Tuesday, 21 November 2023

The Beatles 1962 - 1966, 1967 - 1970

50 years down the line, that is the rather confronting number of years staring me in the face. 50 Years since "the red" and "the blue" album were released, giving an overview of The Beatles' career. In 2023 the album get their first major re-release, polished up with the most modern digital tricks and expanded to three albums each. On top of it all there is a new single, and lets face it a fantastic new single, that closes it all, 61 years after the release of that first single, 'Love Me Do', the b-side of the, ridiculously priced, 7" single.

I am reviewing the new version of the albums. I do not have them and may never have. What I'm wondering is whether it really adds to the experience I've had a long time ago. What I'll do here, is try to explain what the two double albums mean to me.

In 1973 I got the red album with St. Nicolas and one month later the blue for my birthday. The two albums opened and deepened the band's music to me. I've written this before. For my age I was early where 1960s music is concerned. Thanks to two then teenage girls, Tineke and Yvonne, I heard all the singles they had as a very young boy. Although I knew there was something called an LP, I had no patience for them and did not know that songs, only the singles. Not long after, I discovered the pirate radio station Radio Veronica and got to know more and more songs and still well under 10 years of age. My first self-bought single was 'Hey Jude' in October 1968, still my favourite Beatles song.

'Abbey Road' was released not long before my parents moved, with me in protest. I remember that the elder brother of my friend downstairs announced that he would have the new Beatles album on a Friday. We younger kids all sat ready to listen to it when he would get home. I always see the album sleeve in my mind, but thinking about writing this post, I wonder if he played it from a tape recorder, a big one. 'Come Together' I knew from the radio, a song I remember not liking a lot at the time. That changed over time, in fact, I'm playing it myself with my band Sweetwood for years already. After 'Come Together' there were all songs we did not know and lost interest very soon and started playing.
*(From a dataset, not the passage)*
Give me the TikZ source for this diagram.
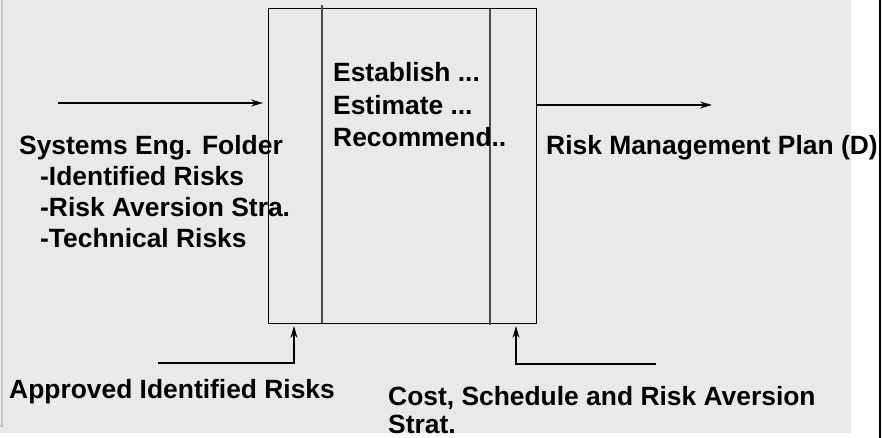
\documentclass[tikz,border=0pt]{standalone}
\usepackage{fontspec}
\setmainfont{Liberation Sans}
\usetikzlibrary{arrows.meta}
\definecolor{panelgray}{RGB}{233,233,233}
\definecolor{edgegray}{RGB}{196,196,196}
\definecolor{divgray}{RGB}{76,76,76}
\tikzset{
  lbl/.style={inner sep=0pt, anchor=base west, text=black,
    font=\fontsize{26.4bp}{31bp}\selectfont\bfseries},
  flow/.style={line width=1.3bp, -{Stealth[length=12bp,width=7bp,inset=4bp]}},
  divider/.style={line width=1.5bp, draw=divgray},
  procbox/.style={draw=black, line width=1.3bp, inner sep=0pt,
    minimum width=268bp, minimum height=315bp, anchor=north west}
}
\begin{document}
\begin{tikzpicture}[x=1bp,y=-1bp]
  \useasboundingbox (0,0) rectangle (882,438);
  % panel and frame lines
  \fill[panelgray] (0,0) rectangle (851,433);
  \draw[edgegray, line width=2bp] (2,0) -- (2,426) -- (0,426);
  \draw[black, line width=2bp] (880,0) -- (880,438);

  % process box with its two inner dividers
  \node[procbox] (proc) at (268,8) {};
  \draw[divider] (322,5) -- (322,323);
  \draw[divider] (490,9) -- (490,325);

  % labels (stacked lines share the baseline of their first line)
  \node[lbl] (folder) at (19,155) {\vtop{\hbox{Systems Eng. Folder}
    \hbox{\hspace*{21bp}-Identified Risks}
    \hbox{\hspace*{21bp}-Risk Aversion Stra.}
    \hbox{\hspace*{21bp}-Technical Risks}}};
  \node[lbl, font=\fontsize{26.4bp}{32.5bp}\selectfont\bfseries] (acts) at (333,82)
    {\vtop{\hbox{Establish ...}\hbox{Estimate ...}\hbox{Recommend..}}};
  \node[lbl] (plan) at (546,155) {Risk Management Plan (D)};
  \node[lbl] (approved) at (9,398) {Approved Identified Risks};
  \node[lbl, font=\fontsize{26.4bp}{28bp}\selectfont\bfseries] (cost) at (388,405)
    {\vtop{\hbox{Cost, Schedule and Risk Aversion}\hbox{Strat.}}};

  % input and output
  \coordinate (inStart) at (58,103);
  \coordinate (outEnd) at (712,105);
  \draw[flow, shorten >=5bp] (inStart) -- (proc.west |- inStart);
  \draw[flow] (proc.east |- outEnd) -- (outEnd);

  % controls entering from below
  \coordinate (ctlA) at (158,363);
  \coordinate (ctlAin) at (294,326);
  \coordinate (ctlB) at (656,364);
  \coordinate (ctlBin) at (516,326);
  \draw[flow] (ctlA) -| (ctlAin);
  \draw[flow] (ctlB) -| (ctlBin);
\end{tikzpicture}
\end{document}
We moved, The Beatles called it quits and fast forward to 1973. The albums were released and were something I really, really wanted to have. First came 1962-1966. For the first time I heard the first three singles and some early album tracks like 'All My Loving'. Then all the biggest hits that I, nearly, all did know from the singles. But then there were album tracks, which I all did not know. And this is what really was mindblowing when I listened to 1967 - 1970. A whole world opened there with songs like 'Back In The USSR' and 'While My Guitar Gently Weeps'.

The red one always sold better than the blue. My take is that this one was bought by the girls, now ten years older, girls that had dropped away when the band became more experimental. The second category are the parents who liked a lot of the early songs anyway. The blue is the album for the boys and men. The first Beatles albums I bought myself when I started to have my own money were 'Abbey Road', 'Sgt. Peppers' and 'The Beatles'. The rest I all bought second hand a bit later. With the first one mentioned here as my absolute favourite.

The blue one expanded my musical universe. The red catered my little boy brain. In 2023 I like them both because the music is absolutely fantastic. To imagine these four young men from Liverpool created this huge body of music in just seven years, is something that can't be comprehended anymore.

I played the blue one last week. It took some polishing with a wet cloth but the sound was certainly good. Of course the blue, I'd might add. Again, I noticed how incredibly good the music is. Starting with one of the best double a-side singles ever released, 'Penny Lane' - 'Strawberry Fields Forever', the 'Sgt. Peppers' tracks and the great singles that follow it, not on an album, singles. A song that has become one of my absolute favourites, 'Magical Mystery Tour', an incredible song and on and on until it stops with 'The Long and Winding Road', not my favourite, but I can certainly listen to it now.

The blue album is a musical trip, not down memory lane. It's a lane containing the best pop music ever made by a combination of four men who called it quits before their 30th birthdays, to start more or less successful solo careers. Two are still alive and still playing. Paul to huge stadiums and Ringo at a lower level but still incredibly active.

Out of the blue there was 'Now And Then' two weeks ago. I've already written about it in the singles section. I have bought the cd version this week and have played it many times over the stereo. Yes, it is more a John Lennon song than a The Beatles song, I cede that. Yet, it is so beautiful and it works so well. The sound is The Beatles in a mix of then and now. There's a rhythm guitar part that did not exist in the 1960s, the strings did and the George style solo that Paul plays is phenomenally Beatles. Now And Then is a cherry on the cake. A cake that is more cherries than cake, yet is allowed to top it. It tells all, doesn't it?

It was 50 years ago today. Man, time flies when you're having fun. And this music certainly is a part of that fun!